Depois de três décadas de estado de guerra, Egito e Israel normalizaram as relações diplomáticas em 1979, como resultado dos Acordos de Camp David, mediados pelos EUA. A ditadura do marechal Abdel Fattah el-Sisi é adversária do Hamas, aliado à sua principal inimiga, a Irmandade Muçulmana.
Até mesmo generais da ativa em Israel estão incomodados com os objetivos maximalistas da campanha na Faixa de Gaza. Segundo o jornalista Henry Galsky, “vários dos principais generais do Exército de Israel já não consideram que faça qualquer sentido seguir adiante com a guerra, defendem um acordo que traga os reféns vivos de volta e entendem que esta não será a última guerra contra o Hamas”.
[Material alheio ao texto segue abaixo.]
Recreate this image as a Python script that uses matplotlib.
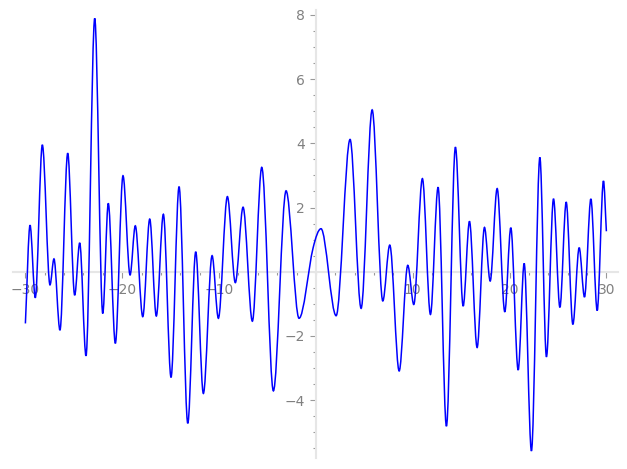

Netanyahu, no entanto, tornou-se refém de suas fragilidades políticas, que ele já enfrentava antes do ataque do Hamas no dia 7 de outubro. O primeiro-ministro resistia aos maiores protestos da história de Israel por causa de sua tentativa de reforma que tiraria autonomia da Suprema Corte, na qual ele próprio pode ser julgado por corrupção.
A falha de segurança que permitiu as atrocidades do Hamas aprofundou o descontentamento com Netanyahu. Para se contrapor a essas fragilidades, ele optou pela punição coletiva dos palestinos, matando milhares de civis, destruindo a Faixa de Gaza e impedindo o acesso de mais de 2 milhões de pessoas a alimentos, água e outros itens de sobrevivência.
Dos 250 reféns tomados pelo Hamas, quase 130 não foram libertados, e parte deles está morta, inclusive, provavelmente, pelas ações militares israelenses. Sucessivas negociações fracassaram. Mais uma está prevista para começar nesta terça-feira (28).
Enquanto isso, o comando do Hamas continua vivo. Ou seja, Netanyahu não atingiu os principais objetivos da campanha: destruir o Hamas e soltar os reféns. E ainda causou um grande dano à reputação de Israel.
As táticas do Hamas de usar civis e militares israelenses como reféns e palestinos como escudos humanos seriam um desafio para qualquer governo. Mas, como revelou uma pesquisa do Canal 13 de Israel em janeiro, a maioria dos israelenses (55%) sente que Netanyahu coloca seu interesse pessoal acima do país.